INFORMATION SHOWN
════════════════

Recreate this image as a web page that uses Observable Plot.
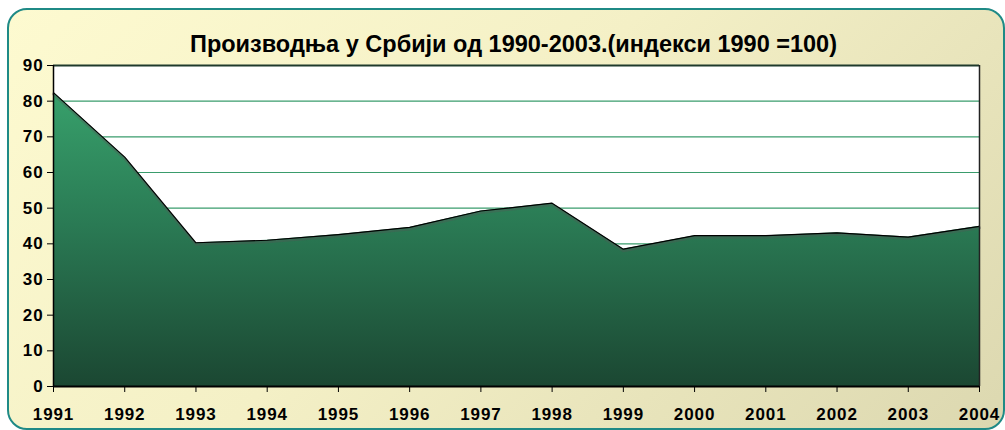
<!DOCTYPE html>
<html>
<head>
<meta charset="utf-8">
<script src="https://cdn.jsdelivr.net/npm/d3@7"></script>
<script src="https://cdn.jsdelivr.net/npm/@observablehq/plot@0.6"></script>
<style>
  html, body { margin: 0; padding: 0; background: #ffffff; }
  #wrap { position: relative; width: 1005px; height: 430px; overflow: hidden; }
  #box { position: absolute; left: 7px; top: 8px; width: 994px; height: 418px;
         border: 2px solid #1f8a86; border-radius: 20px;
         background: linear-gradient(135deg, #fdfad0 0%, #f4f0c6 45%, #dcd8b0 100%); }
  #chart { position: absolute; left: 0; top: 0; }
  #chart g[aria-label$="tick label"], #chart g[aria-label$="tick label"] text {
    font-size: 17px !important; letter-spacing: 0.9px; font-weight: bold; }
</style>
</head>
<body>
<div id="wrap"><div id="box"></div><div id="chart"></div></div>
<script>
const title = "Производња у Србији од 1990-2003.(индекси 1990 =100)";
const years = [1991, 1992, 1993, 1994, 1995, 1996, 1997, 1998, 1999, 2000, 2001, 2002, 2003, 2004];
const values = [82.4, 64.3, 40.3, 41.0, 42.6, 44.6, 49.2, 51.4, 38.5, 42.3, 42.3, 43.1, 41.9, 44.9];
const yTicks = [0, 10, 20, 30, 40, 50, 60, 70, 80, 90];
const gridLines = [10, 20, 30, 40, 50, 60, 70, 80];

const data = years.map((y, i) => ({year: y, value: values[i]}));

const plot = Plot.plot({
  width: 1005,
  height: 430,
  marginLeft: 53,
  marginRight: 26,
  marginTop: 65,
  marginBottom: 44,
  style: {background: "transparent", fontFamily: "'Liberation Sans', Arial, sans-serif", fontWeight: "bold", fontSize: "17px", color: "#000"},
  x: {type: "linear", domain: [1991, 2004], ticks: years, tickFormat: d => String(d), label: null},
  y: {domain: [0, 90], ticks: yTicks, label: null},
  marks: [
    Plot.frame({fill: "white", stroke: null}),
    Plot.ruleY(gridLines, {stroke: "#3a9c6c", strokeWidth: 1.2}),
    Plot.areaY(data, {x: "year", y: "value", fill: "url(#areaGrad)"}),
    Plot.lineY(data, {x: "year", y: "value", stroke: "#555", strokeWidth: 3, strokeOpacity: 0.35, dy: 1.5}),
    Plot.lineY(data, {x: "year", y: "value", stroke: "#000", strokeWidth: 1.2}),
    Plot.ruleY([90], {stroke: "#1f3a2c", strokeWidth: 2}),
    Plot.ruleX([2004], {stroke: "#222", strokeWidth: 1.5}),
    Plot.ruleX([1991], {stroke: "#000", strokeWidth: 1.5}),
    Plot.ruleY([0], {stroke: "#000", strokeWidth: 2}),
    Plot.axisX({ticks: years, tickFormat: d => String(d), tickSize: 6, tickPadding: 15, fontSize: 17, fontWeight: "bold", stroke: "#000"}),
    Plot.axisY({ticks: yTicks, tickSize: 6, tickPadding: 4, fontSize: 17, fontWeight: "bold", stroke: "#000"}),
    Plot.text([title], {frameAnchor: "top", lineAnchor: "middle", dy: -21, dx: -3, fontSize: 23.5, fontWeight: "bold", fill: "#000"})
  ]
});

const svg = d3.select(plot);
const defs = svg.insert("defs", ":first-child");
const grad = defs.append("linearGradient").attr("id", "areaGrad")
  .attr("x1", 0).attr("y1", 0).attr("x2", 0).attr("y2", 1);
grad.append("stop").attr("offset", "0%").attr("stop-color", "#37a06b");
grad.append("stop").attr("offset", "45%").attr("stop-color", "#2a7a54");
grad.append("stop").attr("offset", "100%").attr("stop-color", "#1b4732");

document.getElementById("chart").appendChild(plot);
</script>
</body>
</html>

════════════════

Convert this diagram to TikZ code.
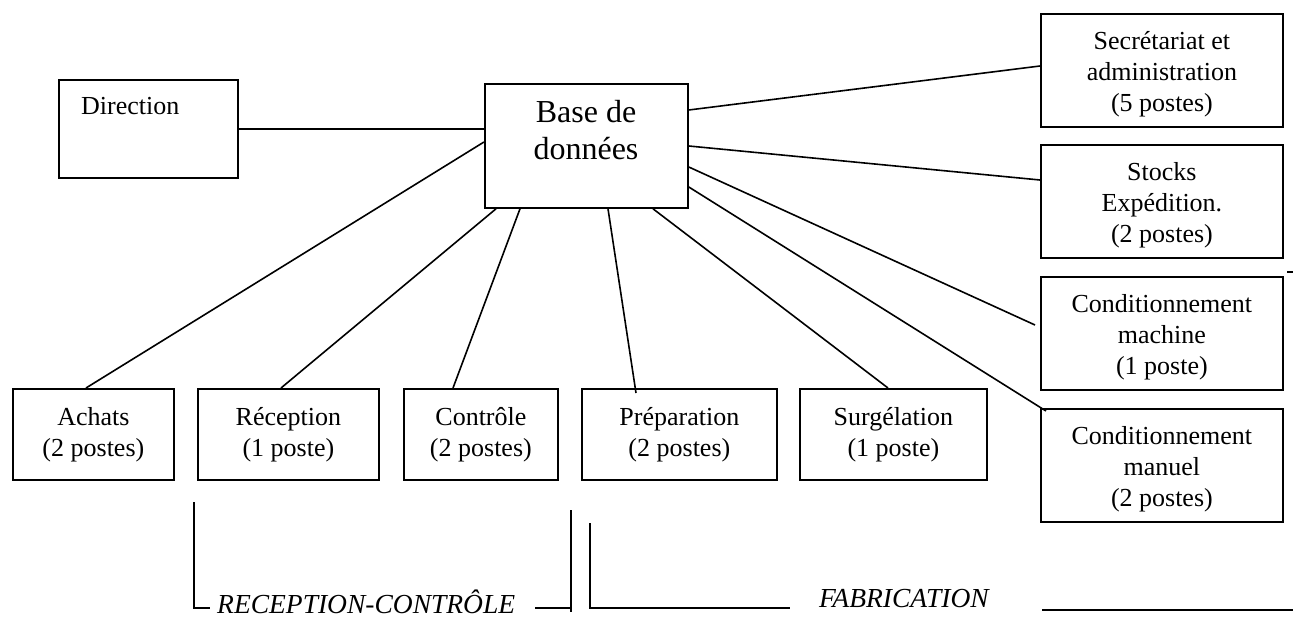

════════════════

PROBLEM
Only lines with the word "this" are wanted, so copy each one from the records.

THE OUTPUT
Recreate this image as a web page that uses Observable Plot.
Convert this diagram to TikZ code.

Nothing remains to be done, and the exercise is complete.